Guardian, 21 November 2011:
David Cameron and Nick Clegg will on Monday unveil a £400m initiative to build up to 16,000 new homes by allowing an acceleration of investment in "ready-to-go" construction sites where work has stalled. The prime minister and his deputy will hail the initiative, which involves new money and could see the start of building work next July, as a sign of the coalition's determination to reverse the slow rate of house building...
Guardian, 6 December 2011:
The government is considering clawing back a benefit designed to help unemployed people meet their mortgage commitments, a move which could have "disastrous consequences" for families... Lord Freud said: "The current system of SMI payments does not encourage people to get on top of their own finances. It is also not sustainable. Even with today's low interest rates it costs government £400m a year."
Hat tip, Anon in the comments to an earlier post.
It's a crowded field
3 hours ago
7 comments:
That seems par for the course: Let's take £400M from the unemployed, who we don't like as they are a bunch of scroungers who vote Labour anyway and give it to property developers, who we like because they are hard working chaps who give donations to the to the Tory Party.
B, ahem.
On Planet Homey, SMI is not paid to "the unemployed" as such but to "honest hard pressed homeowners who are going through a difficult period but have paid their taxes" etc.
And property developers aren't "hard working chaps" they are thieving scum and despoilers of The Hallowed Green Belt For Future Generations who just build "rabbit hutches" and "shoe boxes" which "spoil the character of the area and place pressure on local resources" etc.
So Trad Tory beats Neo-tory Homeownerist on this one, then?
For a glimpse of the Land of Lost Content,i.e, pre-Homeownerist Britain, Google: New Clause(Exemption from Schedule a for Owner Occupiers) 2nd July 1957 where proto Homeownerists bent on reducing Schedule A for the sole purpose of encouraging homeownership are sent packing in debate by tough nuts like Enoch Powell who say it will lose a lot of revenue while somebody else says it will put up house prices.
I am looking for the quote from EP when Schedule A was abolished in 1963 and he accused his own side of misfeasance.
B, yup. It's difficult to say which is worse.
DBC, nice one, but you really must learn how to insert hyperlinks!
From Hansard:
Mr Wade: I beg to move, That the Clause be read a Second time.
The purpose of this new Clause is to encourage home ownership. It is one of a number of proposals which we want to put with a view to spreading ownership as widely as possible...
Twat. A Citizen's Income funded from LVT (or Schedule A) would have done much more to spread ownership, for the simple fact that it DOES spread ownership, in economic terms at least.
Anyway, owner occupiers were in a minority until about 1970, so politically these sort of Homey subsidy grabs weren't a winner until the 1970s or 1980s. Nowadays they are a shoo-in.
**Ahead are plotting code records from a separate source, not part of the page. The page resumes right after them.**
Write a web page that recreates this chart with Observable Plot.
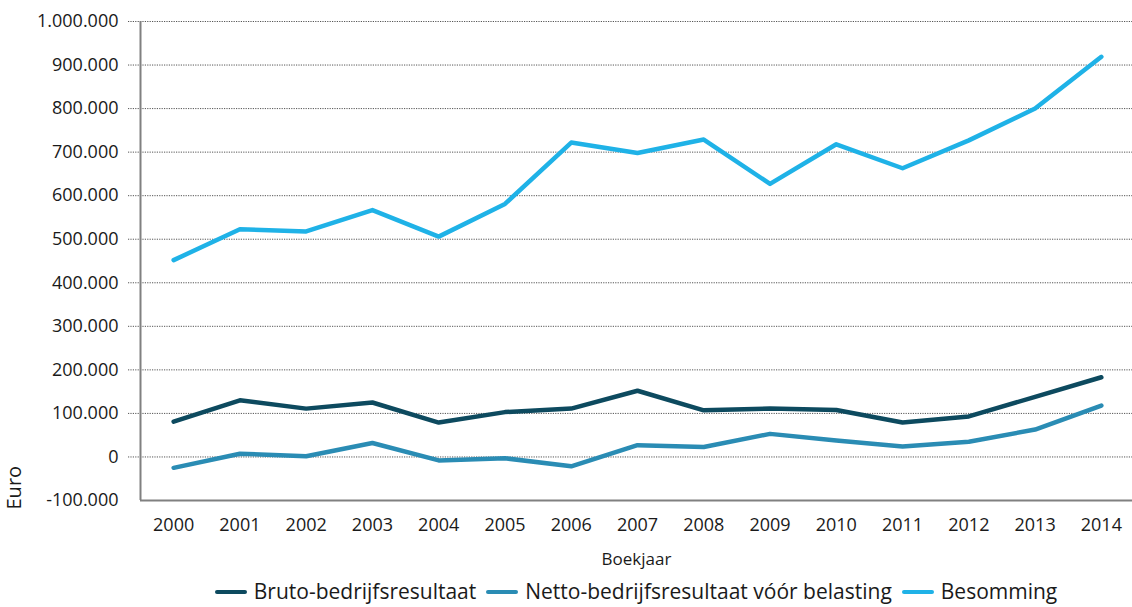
<!DOCTYPE html>
<html><head><meta charset="utf-8">
<script src="https://cdn.jsdelivr.net/npm/d3@7"></script>
<script src="https://cdn.jsdelivr.net/npm/@observablehq/plot@0.6"></script>
<style>
body{margin:0;background:#fff;font-family:"Open Sans",sans-serif;color:#1a1a1a;overflow:hidden;}
#legend{display:flex;justify-content:center;align-items:center;height:27px;line-height:27px;font-size:21px;padding-left:140px;white-space:nowrap;}
.item{display:flex;align-items:center;margin:0 5px;}
.sw{width:32px;height:4px;border-radius:2px;margin-right:7px;}
</style></head><body>
<div id="chart"></div>
<div id="legend"></div>
<script>
const years = [2000,2001,2002,2003,2004,2005,2006,2007,2008,2009,2010,2011,2012,2013,2014];
const bruto = [81000,130000,111000,125000,79000,103000,111000,152000,107000,111000,108000,79000,93000,138000,183000];
const netto = [-25000,7500,1500,32000,-8000,-3000,-21500,27000,23000,53000,38000,24000,35000,63000,118000];
const besomming = [452000,523000,518000,567000,506000,581000,722000,698000,729000,627000,718000,663000,727000,800000,919000];
const seriesNames = ["Bruto-bedrijfsresultaat","Netto-bedrijfsresultaat vóór belasting","Besomming"];
const seriesColors = ["#0d4a5f","#2a8cb4","#1fb2e7"];
const yTicks = [-100000,0,100000,200000,300000,400000,500000,600000,700000,800000,900000,1000000];

const seriesValues = [bruto, netto, besomming];
const data = [];
seriesNames.forEach((s, i) => years.forEach((y, j) => data.push({series: s, year: y, value: seriesValues[i][j]})));

const fmt = d3.formatLocale({decimal:",", thousands:".", grouping:[3], currency:["€",""], minus:"-"}).format(",d");

const plot = Plot.plot({
  width: 1132, height: 578,
  marginLeft: 140, marginTop: 21, marginBottom: 78, marginRight: 0,
  style: {fontFamily: "'Open Sans', sans-serif", fontSize: "18px", color: "#1a1a1a", background: "#fff", overflow: "visible"},
  x: {type: "linear", domain: [years[0] - 0.5, years[years.length - 1] + 0.5], range: [140, 1134], axis: null},
  y: {domain: [-100000, 1000000], axis: null},
  color: {domain: seriesNames, range: seriesColors},
  marks: [
    Plot.ruleY(yTicks.slice(1), {stroke: "#555", strokeWidth: 1, strokeDasharray: "1.2,1.2", insetLeft: -12}),
    Plot.ruleY([yTicks[0]], {stroke: "#808080", strokeWidth: 2}),
    Plot.ruleX([years[0] - 0.5], {stroke: "#808080", strokeWidth: 2}),
    Plot.line(data, {x: "year", y: "value", z: "series", stroke: "series", strokeWidth: 4.5, strokeLinecap: "round", strokeLinejoin: "round"}),
    Plot.axisY(yTicks, {tickSize: 0, tickPadding: 22, tickFormat: fmt, label: null, fontSize: 18, fill: "#1a1a1a"}),
    Plot.axisX(years, {tickSize: 0, tickPadding: 18, tickFormat: d => String(d), label: null, fontSize: 18, fill: "#1a1a1a"}),
    Plot.text(["Boekjaar"], {frameAnchor: "bottom", dy: 64, fontSize: 17, fill: "#1a1a1a"}),
    Plot.text(["Euro"], {frameAnchor: "bottom-left", dx: -120, dy: 9, rotate: -90, textAnchor: "start", fontSize: 20, fill: "#1a1a1a"})
  ]
});
document.getElementById("chart").appendChild(plot);

const legend = document.getElementById("legend");
seriesNames.forEach((s, i) => {
  const it = document.createElement("div");
  it.className = "item";
  const sw = document.createElement("span");
  sw.className = "sw";
  sw.style.background = seriesColors[i];
  const t = document.createElement("span");
  t.textContent = s;
  it.appendChild(sw); it.appendChild(t);
  legend.appendChild(it);
});
</script>
</body></html>
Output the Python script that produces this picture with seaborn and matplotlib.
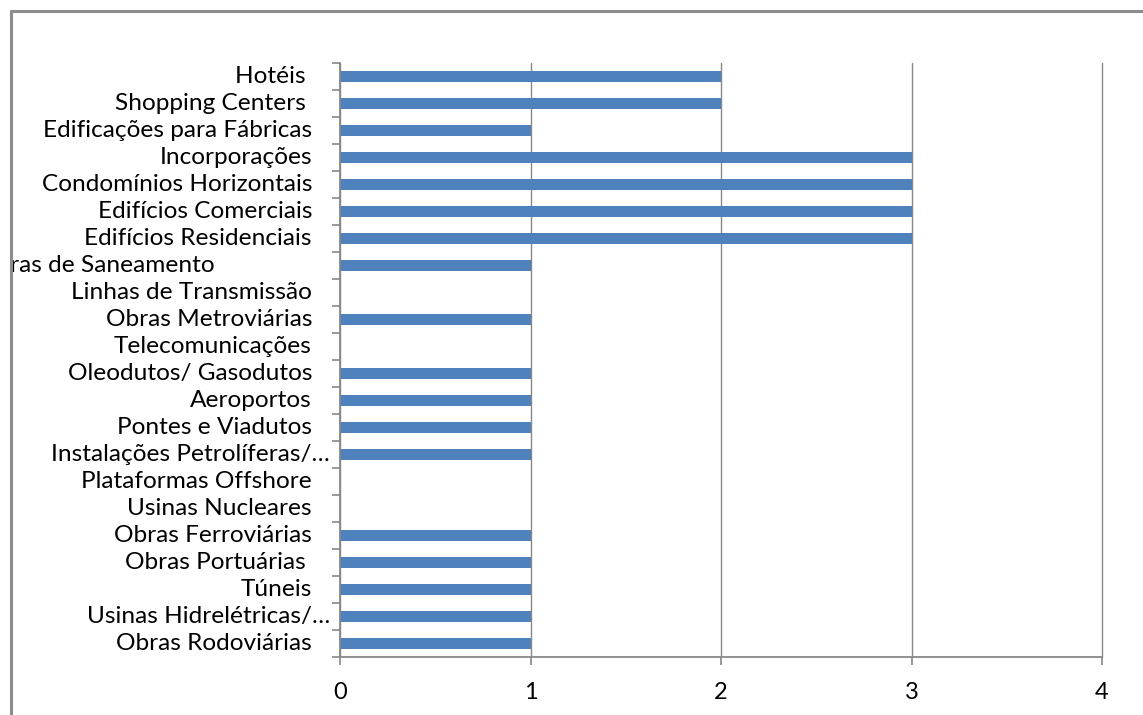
import numpy as np
import pandas as pd
import matplotlib
matplotlib.use("Agg")
import matplotlib.pyplot as plt
import matplotlib.transforms as mtransforms
from matplotlib.lines import Line2D
import seaborn as sns

# categories top -> bottom, as in the picture
categories = [
    "Hotéis ", "Shopping Centers ", "Edificações para Fábricas", "Incorporações",
    "Condomínios Horizontais", "Edifícios Comerciais", "Edifícios Residenciais",
    "Obras de Saneamento", "Linhas de Transmissão", "Obras Metroviárias",
    "Telecomunicações", "Oleodutos/ Gasodutos", "Aeroportos", "Pontes e Viadutos",
    "Instalações Petrolíferas/…", "Plataformas Offshore", "Usinas Nucleares",
    "Obras Ferroviárias", "Obras Portuárias ", "Túneis", "Usinas Hidrelétricas/…",
    "Obras Rodoviárias",
]
values = [2, 2, 1, 3, 3, 3, 3, 1, 0, 1, 0, 1, 1, 1, 1, 0, 0, 1, 1, 1, 1, 1]
xticks = [0, 1, 2, 3, 4]

df = pd.DataFrame({"Categoria": categories, "Valor": values})

sns.set_theme(style="white")
plt.rcParams["font.family"] = ["Lato", "DejaVu Sans"]

W, H = 1143, 715
fig = plt.figure(figsize=(W / 100, H / 100), dpi=100)
ax = fig.add_axes([340 / W, 1 - 657 / H, (1102 - 340) / W, (657 - 63) / H])

sns.barplot(data=df, y="Categoria", x="Valor", orient="h", color="#4F81BD",
            width=0.4, saturation=1, linewidth=0, ax=ax)

grey = "#888888"
ax.set_xlim(0, 4)
ax.set_ylim(len(categories) - 0.5, -0.5)
ax.set_xticks(xticks)
ax.set_xticklabels([str(t) for t in xticks], fontsize=17)
ax.set_yticks(np.arange(-0.5, len(categories), 1))
ax.set_yticklabels([])
ax.set_xlabel("")
ax.set_ylabel("")
ax.xaxis.grid(True, color=grey, linewidth=1)
ax.set_axisbelow(True)
for gl in ax.xaxis.get_gridlines():
    gl.set_clip_on(False)
for side in ["top", "right"]:
    ax.spines[side].set_visible(False)
for side in ["left", "bottom"]:
    ax.spines[side].set_color(grey)
    ax.spines[side].set_linewidth(1.3)
ax.tick_params(axis="y", direction="out", length=6, width=1.2, color=grey, left=True)
ax.tick_params(axis="x", direction="out", length=6, width=1.2, color=grey,
               bottom=True, pad=12, labelcolor="black")

# category labels drawn by hand so their right edges follow the original
blend = mtransforms.blended_transform_factory(ax.transAxes, ax.transData)
clip = mtransforms.Bbox.from_extents(11, 0, W, H)
for i, lab in enumerate(categories):
    if lab.endswith("…"):
        xr = 330
    elif lab == "Obras de Saneamento":
        xr = 215
    else:
        xr = 312
    t = ax.text((xr - 340) / (1102 - 340), i, lab, transform=blend,
                ha="right", va="center", fontsize=17.6, color="black", clip_on=False)
    if lab == "Obras de Saneamento":
        t.set_clip_box(mtransforms.TransformedBbox(clip, mtransforms.IdentityTransform()))
        t.set_clip_on(True)

# outer chart frame (left and top edges visible)
fig.add_artist(Line2D([11 / W, 11 / W], [0, 1 - 11 / H], color="#8c8c8c", linewidth=2.2,
                      transform=fig.transFigure))
fig.add_artist(Line2D([11 / W, 1], [1 - 11 / H, 1 - 11 / H], color="#8c8c8c", linewidth=2.2,
                      transform=fig.transFigure))

fig.savefig("out.png", dpi=100)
Noted think tank announces that after a prolonged study they have concluded that .... "is it quite obviously the case that every "special scheme" of this type has the same outcome and always has and always will" ...
First-time buyers may be the losers in shared equity scheme : Property developers have been ones to gain from government scheme aimed at buyers on low incomes, claims thinktank
http://www.guardian.co.uk/money/2011/dec/28/firsttimebuyers-property
Anon 18.24, it's very strange what happened to some think tanks after the change from Labour to Lib-Con government.
The Institute for Fiscal Studies has drifted left and the IPPR has drifted right. At the moment, they have more or less converged.